DATA LINES:

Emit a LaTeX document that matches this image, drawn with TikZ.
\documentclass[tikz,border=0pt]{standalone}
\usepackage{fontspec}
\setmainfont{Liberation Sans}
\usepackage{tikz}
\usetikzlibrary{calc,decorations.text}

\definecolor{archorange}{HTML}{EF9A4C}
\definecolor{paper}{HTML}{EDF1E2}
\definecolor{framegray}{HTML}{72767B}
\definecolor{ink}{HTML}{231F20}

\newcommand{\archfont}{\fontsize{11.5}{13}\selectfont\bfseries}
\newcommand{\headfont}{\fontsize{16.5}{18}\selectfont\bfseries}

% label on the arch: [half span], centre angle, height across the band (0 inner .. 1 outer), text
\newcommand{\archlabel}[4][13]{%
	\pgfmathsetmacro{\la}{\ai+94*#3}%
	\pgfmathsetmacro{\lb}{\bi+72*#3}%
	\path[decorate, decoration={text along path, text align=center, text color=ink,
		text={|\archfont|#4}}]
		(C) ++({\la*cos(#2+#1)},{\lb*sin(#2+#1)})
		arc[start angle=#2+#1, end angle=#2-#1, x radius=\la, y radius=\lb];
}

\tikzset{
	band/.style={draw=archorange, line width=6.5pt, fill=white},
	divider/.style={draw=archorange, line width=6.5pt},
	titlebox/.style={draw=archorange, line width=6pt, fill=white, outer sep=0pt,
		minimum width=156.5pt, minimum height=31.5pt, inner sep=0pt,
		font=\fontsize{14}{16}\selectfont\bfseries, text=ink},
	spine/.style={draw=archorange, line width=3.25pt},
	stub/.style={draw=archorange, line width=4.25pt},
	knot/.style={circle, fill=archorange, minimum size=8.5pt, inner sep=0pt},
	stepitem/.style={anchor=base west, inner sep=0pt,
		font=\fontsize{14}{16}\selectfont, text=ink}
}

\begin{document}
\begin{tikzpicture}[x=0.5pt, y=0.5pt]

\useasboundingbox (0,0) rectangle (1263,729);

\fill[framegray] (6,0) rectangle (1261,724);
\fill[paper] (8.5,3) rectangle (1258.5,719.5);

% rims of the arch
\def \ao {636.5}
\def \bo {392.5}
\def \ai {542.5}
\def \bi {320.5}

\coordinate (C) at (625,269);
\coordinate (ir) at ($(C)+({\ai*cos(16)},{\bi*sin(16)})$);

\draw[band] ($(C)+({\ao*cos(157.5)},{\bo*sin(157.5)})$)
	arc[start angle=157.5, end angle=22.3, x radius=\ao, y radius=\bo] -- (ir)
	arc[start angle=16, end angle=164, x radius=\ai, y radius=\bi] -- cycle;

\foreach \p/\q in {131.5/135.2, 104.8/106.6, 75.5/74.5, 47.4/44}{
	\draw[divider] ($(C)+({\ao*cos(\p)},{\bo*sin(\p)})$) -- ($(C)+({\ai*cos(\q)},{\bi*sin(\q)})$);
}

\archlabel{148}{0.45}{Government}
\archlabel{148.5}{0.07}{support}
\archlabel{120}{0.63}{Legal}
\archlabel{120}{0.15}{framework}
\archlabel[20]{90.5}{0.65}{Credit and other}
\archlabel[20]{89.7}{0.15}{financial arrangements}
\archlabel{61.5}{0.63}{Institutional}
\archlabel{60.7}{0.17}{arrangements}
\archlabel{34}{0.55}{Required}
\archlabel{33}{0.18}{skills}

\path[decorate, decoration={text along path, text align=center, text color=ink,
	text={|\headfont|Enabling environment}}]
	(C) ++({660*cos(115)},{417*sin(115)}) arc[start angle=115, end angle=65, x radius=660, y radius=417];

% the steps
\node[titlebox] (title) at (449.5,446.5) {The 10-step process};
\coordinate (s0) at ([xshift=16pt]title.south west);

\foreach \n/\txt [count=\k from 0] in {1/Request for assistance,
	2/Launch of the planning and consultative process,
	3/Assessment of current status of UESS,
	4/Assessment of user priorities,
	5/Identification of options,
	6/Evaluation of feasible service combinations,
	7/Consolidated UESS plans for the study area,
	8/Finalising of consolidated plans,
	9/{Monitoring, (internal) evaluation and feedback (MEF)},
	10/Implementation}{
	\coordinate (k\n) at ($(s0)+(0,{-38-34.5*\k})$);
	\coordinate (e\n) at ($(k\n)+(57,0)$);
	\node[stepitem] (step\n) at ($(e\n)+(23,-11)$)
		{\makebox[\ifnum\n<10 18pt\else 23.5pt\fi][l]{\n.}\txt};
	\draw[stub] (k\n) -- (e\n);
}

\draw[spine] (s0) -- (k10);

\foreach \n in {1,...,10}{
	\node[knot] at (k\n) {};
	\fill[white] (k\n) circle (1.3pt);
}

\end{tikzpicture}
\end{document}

GIVEN INSTRUCTION: Everything in the listing above should be restated exactly.

SOLUTION FOR THIS EXERCISE:
Emit a LaTeX document that matches this image, drawn with TikZ.
\documentclass[tikz,border=0pt]{standalone}
\usepackage{fontspec}
\setmainfont{Liberation Sans}
\usepackage{tikz}
\usetikzlibrary{calc,decorations.text}

\definecolor{archorange}{HTML}{EF9A4C}
\definecolor{paper}{HTML}{EDF1E2}
\definecolor{framegray}{HTML}{72767B}
\definecolor{ink}{HTML}{231F20}

\newcommand{\archfont}{\fontsize{11.5}{13}\selectfont\bfseries}
\newcommand{\headfont}{\fontsize{16.5}{18}\selectfont\bfseries}

% label on the arch: [half span], centre angle, height across the band (0 inner .. 1 outer), text
\newcommand{\archlabel}[4][13]{%
	\pgfmathsetmacro{\la}{\ai+94*#3}%
	\pgfmathsetmacro{\lb}{\bi+72*#3}%
	\path[decorate, decoration={text along path, text align=center, text color=ink,
		text={|\archfont|#4}}]
		(C) ++({\la*cos(#2+#1)},{\lb*sin(#2+#1)})
		arc[start angle=#2+#1, end angle=#2-#1, x radius=\la, y radius=\lb];
}

\tikzset{
	band/.style={draw=archorange, line width=6.5pt, fill=white},
	divider/.style={draw=archorange, line width=6.5pt},
	titlebox/.style={draw=archorange, line width=6pt, fill=white, outer sep=0pt,
		minimum width=156.5pt, minimum height=31.5pt, inner sep=0pt,
		font=\fontsize{14}{16}\selectfont\bfseries, text=ink},
	spine/.style={draw=archorange, line width=3.25pt},
	stub/.style={draw=archorange, line width=4.25pt},
	knot/.style={circle, fill=archorange, minimum size=8.5pt, inner sep=0pt},
	stepitem/.style={anchor=base west, inner sep=0pt,
		font=\fontsize{14}{16}\selectfont, text=ink}
}

\begin{document}
\begin{tikzpicture}[x=0.5pt, y=0.5pt]

\useasboundingbox (0,0) rectangle (1263,729);

\fill[framegray] (6,0) rectangle (1261,724);
\fill[paper] (8.5,3) rectangle (1258.5,719.5);

% rims of the arch
\def \ao {636.5}
\def \bo {392.5}
\def \ai {542.5}
\def \bi {320.5}

\coordinate (C) at (625,269);
\coordinate (ir) at ($(C)+({\ai*cos(16)},{\bi*sin(16)})$);

\draw[band] ($(C)+({\ao*cos(157.5)},{\bo*sin(157.5)})$)
	arc[start angle=157.5, end angle=22.3, x radius=\ao, y radius=\bo] -- (ir)
	arc[start angle=16, end angle=164, x radius=\ai, y radius=\bi] -- cycle;

\foreach \p/\q in {131.5/135.2, 104.8/106.6, 75.5/74.5, 47.4/44}{
	\draw[divider] ($(C)+({\ao*cos(\p)},{\bo*sin(\p)})$) -- ($(C)+({\ai*cos(\q)},{\bi*sin(\q)})$);
}

\archlabel{148}{0.45}{Government}
\archlabel{148.5}{0.07}{support}
\archlabel{120}{0.63}{Legal}
\archlabel{120}{0.15}{framework}
\archlabel[20]{90.5}{0.65}{Credit and other}
\archlabel[20]{89.7}{0.15}{financial arrangements}
\archlabel{61.5}{0.63}{Institutional}
\archlabel{60.7}{0.17}{arrangements}
\archlabel{34}{0.55}{Required}
\archlabel{33}{0.18}{skills}

\path[decorate, decoration={text along path, text align=center, text color=ink,
	text={|\headfont|Enabling environment}}]
	(C) ++({660*cos(115)},{417*sin(115)}) arc[start angle=115, end angle=65, x radius=660, y radius=417];

% the steps
\node[titlebox] (title) at (449.5,446.5) {The 10-step process};
\coordinate (s0) at ([xshift=16pt]title.south west);

\foreach \n/\txt [count=\k from 0] in {1/Request for assistance,
	2/Launch of the planning and consultative process,
	3/Assessment of current status of UESS,
	4/Assessment of user priorities,
	5/Identification of options,
	6/Evaluation of feasible service combinations,
	7/Consolidated UESS plans for the study area,
	8/Finalising of consolidated plans,
	9/{Monitoring, (internal) evaluation and feedback (MEF)},
	10/Implementation}{
	\coordinate (k\n) at ($(s0)+(0,{-38-34.5*\k})$);
	\coordinate (e\n) at ($(k\n)+(57,0)$);
	\node[stepitem] (step\n) at ($(e\n)+(23,-11)$)
		{\makebox[\ifnum\n<10 18pt\else 23.5pt\fi][l]{\n.}\txt};
	\draw[stub] (k\n) -- (e\n);
}

\draw[spine] (s0) -- (k10);

\foreach \n in {1,...,10}{
	\node[knot] at (k\n) {};
	\fill[white] (k\n) circle (1.3pt);
}

\end{tikzpicture}
\end{document}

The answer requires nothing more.